Neste longo período desde a entrada em vigor da Constituição democrática, o
culto da hispanidade apareceu muitas vezes confundida com o “madridismo”, tal é a identificação da
hispanidade com a presença e afirmação da capital Madrid. Esta questão teve
extensões para o domínio futebolístico (o confronto Real Madrid-Barcelona pode
ser lido de muitas maneiras), mas ultimamente o inenarrável Lopetegui
encarregou-se de fazer explodir essa conotação do confronto, pois o Real anda
pelas ruas da amargura em busca de uma identidade, futebolística entenda-se. Mas
como sentimento com expressão na política espanhola, essa hispanidade profunda
nunca desapareceu e admitir essa hipótese é um primeiro passo para o erro e
para o descalabro.
O diário digital El Español (o mais lido em Espanha) publicou nos últimos
dias uma relevante entrevista (link aqui) com um exemplo dessa hispanidade
profunda. Vale a pena ler e meditar sobre o que significa a expressão daquela
opinião vincada. Trata-se de uma entrevista com Ignacio Camuñas, ministro com
37 anos do governo de Adolfo Suaréz, é hoje com 78 anos um dos representantes mais
icónicos do que é designada por Plataforma
Espanha Sempre, a qual luta por um Parlamento único, um só Tribunal Supremo
e um governo global para toda a Espanha. Há uma fotografia na entrevista do El
Español que é reproduzida na abertura deste post. Creio que ela é obtida num
dos salões do Hotel Wellington em Madrid onde a entrevista foi realizada. A
decoração da fotografia vale por mil fotografias da hispanidade mais profunda. O
estilo da poltrona, o enquadramento e até a pose de Camuñas são eloquentes.

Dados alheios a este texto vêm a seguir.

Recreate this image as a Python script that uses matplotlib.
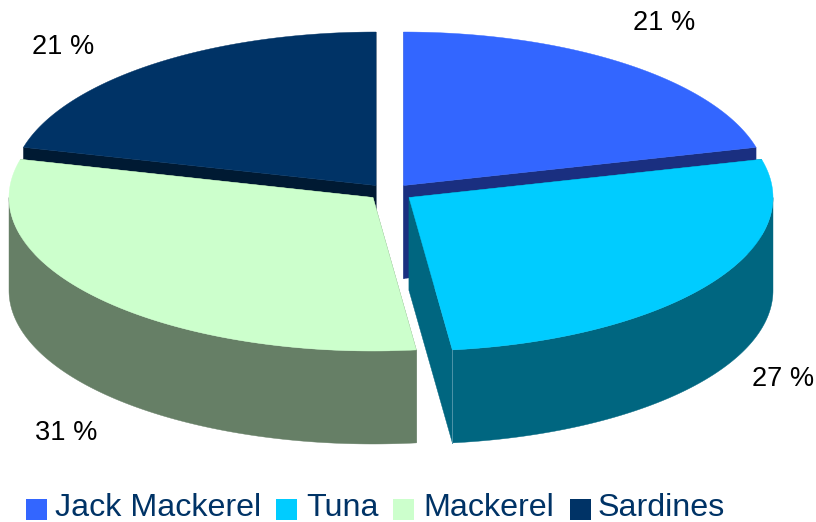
import numpy as np
import matplotlib
matplotlib.use('Agg')
import matplotlib.pyplot as plt
from matplotlib.patches import Polygon, Rectangle

plt.rcParams['font.family'] = ['Liberation Sans', 'DejaVu Sans']

species = ['Jack Mackerel', 'Tuna', 'Mackerel', 'Sardines']
# labels are rounded, the tuna/mackerel split reads slightly off the round numbers
shares = [21.0, 27.1, 30.9, 21.0]
pct_labels = ['21 %', '27 %', '31 %', '21 %']

top_colors = ['#3366ff', '#00ccff', '#ccffcc', '#003366']
side_colors = ['#1a2f80', '#006680', '#667f66', '#001a33']
text_color = '#003366'

# layout, in pixels of the 816x522 picture
rx, ry, depth = 364, 153.5, 93
apex_x = [403.5, 409, 373, 376]
apex_y = [185.5, 197.5, 197.5, 185.5]
label_xy = [(664, 22.5), (783, 378.5), (66, 432.5), (63, 47.5)]
legend_box_x = [26, 276, 393, 570]
legend_text_x = [55, 306, 423, 598]

fig = plt.figure(figsize=(8.16, 5.22), dpi=100)
ax = fig.add_axes([0, 0, 1, 1])
ax.set_xlim(0, 816)
ax.set_ylim(522, 0)
ax.axis('off')


def rim(cx, cy, t0, t1, n=120):
    # angles clockwise from 12 o'clock, squashed into an ellipse
    t = np.radians(np.linspace(t0, t1, n))
    return np.column_stack([cx + rx * np.sin(t), cy - ry * np.cos(t)])


def face(pts, color, z):
    ax.add_patch(Polygon(pts, closed=True, fc=color, ec=color, lw=0.3, zorder=z))


ends = np.cumsum(shares) / sum(shares) * 360
starts = np.concatenate([[0], ends[:-1]])
down = np.array([0, depth])

# back slices first, then the two at the front
for z, i in enumerate([3, 0, 2, 1]):
    t0, t1 = starts[i], ends[i]
    apex = np.array([apex_x[i], apex_y[i]])
    arc = rim(apex[0], apex[1], t0, t1)

    # the cut faces going down from the apex
    for corner in [arc[0], arc[-1]]:
        face([apex, corner, corner + down, apex + down], side_colors[i], z * 3)

    # outer wall, only the part turned to the viewer
    lo, hi = max(t0, 90), min(t1, 270)
    if lo < hi:
        wall = rim(apex[0], apex[1], lo, hi)
        face(np.vstack([wall, (wall + down)[::-1]]), side_colors[i], z * 3 + 1)

    face(np.vstack([[apex], arc]), top_colors[i], z * 3 + 2)

# thin light line where the tuna wall meets its cut face
tuna_corner = rim(apex_x[1], apex_y[1], ends[1], ends[1], 1)[0]
ax.plot([tuna_corner[0]] * 2, [tuna_corner[1], tuna_corner[1] + depth],
        color='#4d94a8', lw=0.7, zorder=20)

for (x, y), s in zip(label_xy, pct_labels):
    ax.text(x, y, s, fontsize=19.6, color='black', ha='center', va='center', zorder=30)

for i, name in enumerate(species):
    ax.add_patch(Rectangle((legend_box_x[i], 499), 21, 21, fc=top_colors[i], ec='none'))
    ax.text(legend_text_x[i], 508, name, fontsize=23.2, color=text_color,
            ha='left', va='center')

fig.savefig('out.png', dpi=100)
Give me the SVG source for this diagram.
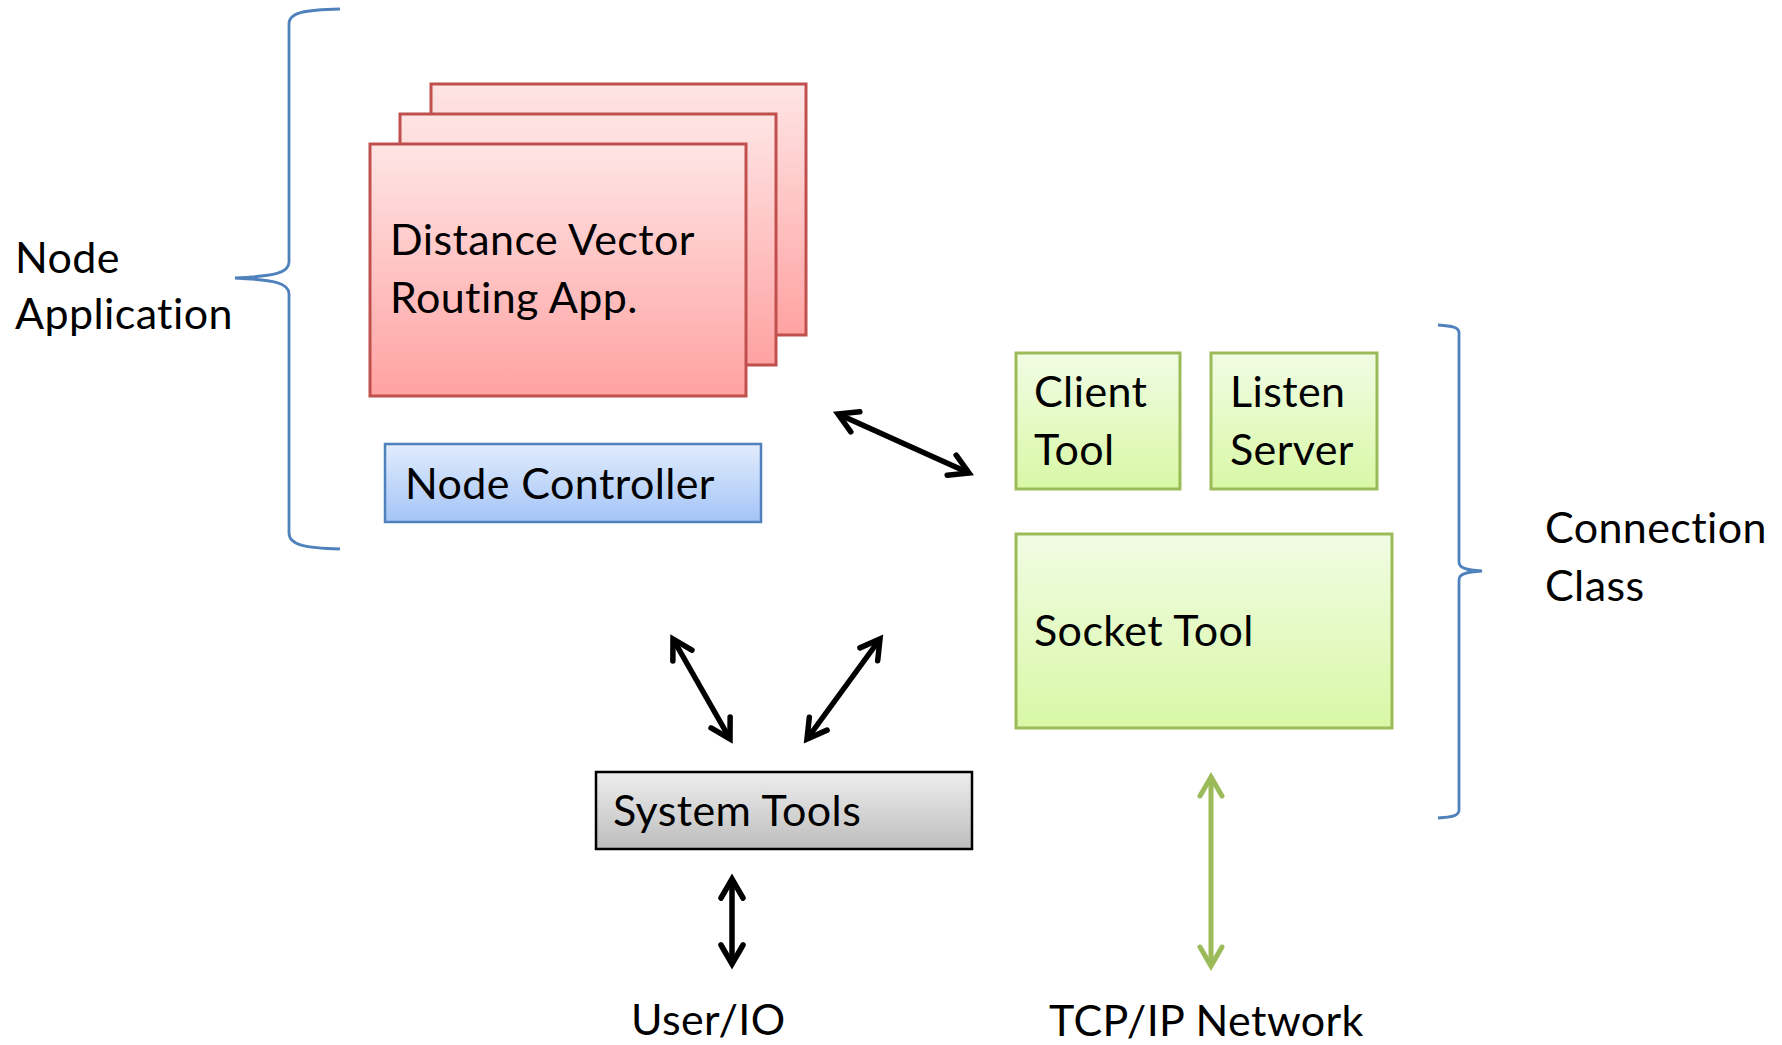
<svg xmlns="http://www.w3.org/2000/svg" width="1782" height="1045" viewBox="0 0 1782 1045">
<style>
  text { font-family: Lato, "Open Sans", "Liberation Sans", sans-serif; font-size: 43px; letter-spacing: 0.4px; fill: #000; }
  .brace { fill: none; stroke: #4f81bd; stroke-width: 2.8; }
  .red { fill: url(#gRed); stroke: #c0504d; stroke-width: 3; }
  .blue { fill: url(#gBlue); stroke: #4f81bd; stroke-width: 2.5; }
  .green { fill: url(#gGreen); stroke: #9bbb59; stroke-width: 3; }
  .gray { fill: url(#gGray); stroke: #000; stroke-width: 2.5; }
  .blk { stroke: #000; stroke-width: 5.5; fill: none; marker-start: url(#ahB); marker-end: url(#ahB); }
  .grn { stroke: #9bbb59; stroke-width: 5; fill: none; marker-start: url(#ahG); marker-end: url(#ahG); }
</style>
<defs>
  <linearGradient id="gRed" x1="0" y1="0" x2="0" y2="1">
    <stop offset="0" stop-color="#ffe5e5"/>
    <stop offset="1" stop-color="#ffa2a2"/>
  </linearGradient>
  <linearGradient id="gBlue" x1="0" y1="0" x2="0" y2="1">
    <stop offset="0" stop-color="#e2ecfd"/>
    <stop offset="1" stop-color="#a3c4f6"/>
  </linearGradient>
  <linearGradient id="gGreen" x1="0" y1="0" x2="0" y2="1">
    <stop offset="0" stop-color="#f1fce4"/>
    <stop offset="1" stop-color="#d8f8a6"/>
  </linearGradient>
  <linearGradient id="gGray" x1="0" y1="0" x2="0" y2="1">
    <stop offset="0" stop-color="#eeeeee"/>
    <stop offset="1" stop-color="#bdbdbd"/>
  </linearGradient>
  <marker id="ahB" markerUnits="userSpaceOnUse" viewBox="-26 -16 30 32" markerWidth="30" markerHeight="32" refX="0" refY="0" orient="auto-start-reverse" overflow="visible">
    <path d="M-19,-11 L0,0 L-19,11" fill="none" stroke="#000" stroke-width="5.5" stroke-linecap="round" stroke-linejoin="miter"/>
  </marker>
  <marker id="ahG" markerUnits="userSpaceOnUse" viewBox="-26 -16 30 32" markerWidth="30" markerHeight="32" refX="0" refY="0" orient="auto-start-reverse" overflow="visible">
    <path d="M-19,-11 L0,0 L-19,11" fill="none" stroke="#9bbb59" stroke-width="5" stroke-linecap="round" stroke-linejoin="miter"/>
  </marker>
</defs>
<rect width="1782" height="1045" fill="#fff"/>

<g id="brace-node-application">
  <path class="brace" d="M340,9 C305,10 289,12 289,24 L289,262 C289,273 275,276 235,278 C275,280 289,283 289,294 L289,533 C289,545 305,548 340,549"/>
  <text x="15" y="273">Node</text>
  <text x="15" y="329">Application</text>
</g>

<g id="brace-connection-class">
  <path class="brace" d="M1438,325 C1452,326 1459,327 1459,333 L1459,562 C1459,568 1466,570 1482,571 C1466,572 1459,574 1459,580 L1459,810 C1459,816 1452,817 1438,818"/>
  <text x="1545" y="543">Connection</text>
  <text x="1545" y="601">Class</text>
</g>

<g id="routing-app">
  <rect class="red" x="431" y="84" width="375" height="251"/>
  <rect class="red" x="400" y="114" width="376" height="251"/>
  <rect class="red" x="370" y="144" width="376" height="252"/>
  <text x="390" y="255">Distance Vector</text>
  <text x="390" y="313">Routing App.</text>
</g>

<g id="node-controller">
  <rect class="blue" x="385" y="444" width="376" height="78"/>
  <text x="405" y="499">Node Controller</text>
</g>

<g id="client-tool">
  <rect class="green" x="1016" y="353" width="164" height="136"/>
  <text x="1034" y="407">Client</text>
  <text x="1034" y="465">Tool</text>
</g>

<g id="listen-server">
  <rect class="green" x="1211" y="353" width="166" height="136"/>
  <text x="1230" y="407">Listen</text>
  <text x="1230" y="465">Server</text>
</g>

<g id="socket-tool">
  <rect class="green" x="1016" y="534" width="376" height="194"/>
  <text x="1034" y="646">Socket Tool</text>
</g>

<g id="system-tools">
  <rect class="gray" x="596" y="772" width="376" height="77"/>
  <text x="613" y="826">System Tools</text>
</g>

<g id="user-io">
  <text x="631" y="1035">User/IO</text>
</g>

<g id="tcp-ip-network">
  <text x="1049" y="1036">TCP/IP Network</text>
</g>

<g id="connectors">
  <line class="blk" x1="838" y1="414" x2="969" y2="473"/>
  <line class="blk" x1="673" y1="639" x2="730" y2="739"/>
  <line class="blk" x1="880" y1="639" x2="807" y2="739"/>
  <line class="blk" x1="732" y1="879" x2="732" y2="964"/>
  <line class="grn" x1="1211" y1="777" x2="1211" y2="966"/>
</g>
</svg>
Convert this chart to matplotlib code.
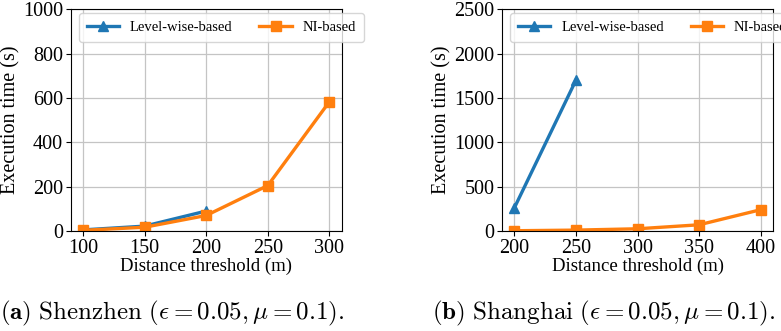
import matplotlib
matplotlib.use("Agg")
import matplotlib.pyplot as plt

plt.rcParams['font.family'] = ['Liberation Serif', 'DejaVu Serif']
plt.rcParams['mathtext.fontset'] = 'cm'

# Shenzhen
sz_x = [100, 150, 200, 250, 300]
sz_level_x = [100, 150, 200]
sz_level = [5, 22, 90]
sz_ni = [3, 17, 70, 205, 583]

# Shanghai
sh_x = [200, 250, 300, 350, 400]
sh_level_x = [200, 250]
sh_level = [260, 1700]
sh_ni = [3, 10, 25, 70, 240]

blue = '#1f77b4'
orange = '#ff7f0e'

fig = plt.figure(figsize=(7.81, 3.31), dpi=100)
W, H = 781.0, 331.0
ax1 = fig.add_axes([70.7 / W, 1 - 231 / H, 271 / W, 221.7 / H])
ax2 = fig.add_axes([502 / W, 1 - 231 / H, 271 / W, 221.7 / H])

panels = [
    (ax1, sz_x, sz_level_x, sz_level, sz_ni, 1000, 200),
    (ax2, sh_x, sh_level_x, sh_level, sh_ni, 2500, 500),
]
for ax, xs, lx, lv, ni, ymax, step in panels:
    ax.plot(lx, lv, color=blue, marker='^', lw=2.4, ms=7, label='Level-wise-based')
    ax.plot(xs, ni, color=orange, marker='s', lw=2.4, ms=6.5, label='NI-based')
    ax.set_xticks(xs)
    ax.set_ylim(0, ymax)
    ax.set_yticks(range(0, ymax + 1, step))
    ax.grid(True, color='#c4c4c4', lw=0.9)
    ax.tick_params(labelsize=14.5, pad=2)
    ax.set_xlabel('Distance threshold (m)', fontsize=13.5, labelpad=0)
    ax.set_ylabel('Execution time (s)', fontsize=14.5, labelpad=2)
    ax.legend(loc='upper left', ncol=2, fontsize=10.5, handlelength=2.2,
              handletextpad=0.75, columnspacing=1.85, borderpad=0.55,
              bbox_to_anchor=(0.03, 0.985), borderaxespad=0.0)

fig.text(0.0, 313 / H, r'$\mathbf{(a)}\ \mathrm{Shenzhen}\ (\epsilon = 0.05, \mu = 0.1).$',
         fontsize=18, va='center', ha='left', transform=fig.transFigure)
fig.text(432 / W, 1 - 313 / H, r'$\mathbf{(b)}\ \mathrm{Shanghai}\ (\epsilon = 0.05, \mu = 0.1).$',
         fontsize=18, va='center', ha='left')
fig.texts[0].set_y(1 - 313 / H)

fig.savefig('out.png', dpi=100)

O título da entrevista é claramente para fazer estragos: “ A Espanha está doente, o seu cancro é o Estado das Autonomias”.
O que Camuñas nos diz é que ele faz parte dos que não ficaram convencidos
com a solução constitucional de 1976: “Nunca
me fui embora. Os políticos são como os atores de teatro. Mantêm sempre a sua
condição, umas vezes com obra em cartaz e outras não”. Camuñas compara os
5% de peso político do independentismo em 1978 com os atuais 40% e insinua que
tal progressão é fruto do próprio modelo territorial e da progressão das
autonomias. O que pode ser uma falácia, pois o avanço do independentismo pode
ser atribuído à insensibilidade do centralismo da hispanidade mais profunda. O
objetivo da Plataforma Espanha Sempre é tão o de obrigar as forças regionalistas
e independentistas a procurar a sua expressão num parlamento único, que reduzia
brutalmente o seu peso político e de limitar a descentralização á autonomia dos
municípios.
Camuñas é muito titubeante quando lhe perguntam como proceder na democracia
espanhola à substituição da Espanha das autonomias por uma Espanha unitária. Como
concretizar essa transição? E no meio de tantas outras afirmações que o
consagram como uma personalidade da direita profunda (curiosa a afirmação de
que Suaréz seria hoje um apoiante do CIUDADANOS) Camuñas não consegue esconder que
a única força parlamentar existente em Espanha que adotaria essa substituição
seriam os representantes do VOX, que estão como se sabe numa deriva de
extrema-direita. E ainda mais ficamos convencidos da sua herança de pensamento
quanto coloca alguns panos quentes e apaziguadores na deriva do VOX, cujo
programa inicial o próprio ajudou a elaborar.
Tenho para mim que um dos piores efeitos do conflito catalão e do aventureirismo
sobretudo do Pd de Cat de Puigdemont, que ameaça constituir outra força política
para escacar o seu antigo partido, foi de fazer acordar demónios da hispanidade
que estavam letárgicos e sem força eleitoral. Não se sabe hoje a real dimensão
eleitoral dessa hispanidade anti Espanha das Autonomias. Esse desconhecimento
favorece o acordar da letargia. A imagem e pose da fotografia que acompanha a
entrevista dizem-nos apenas que ela está lá.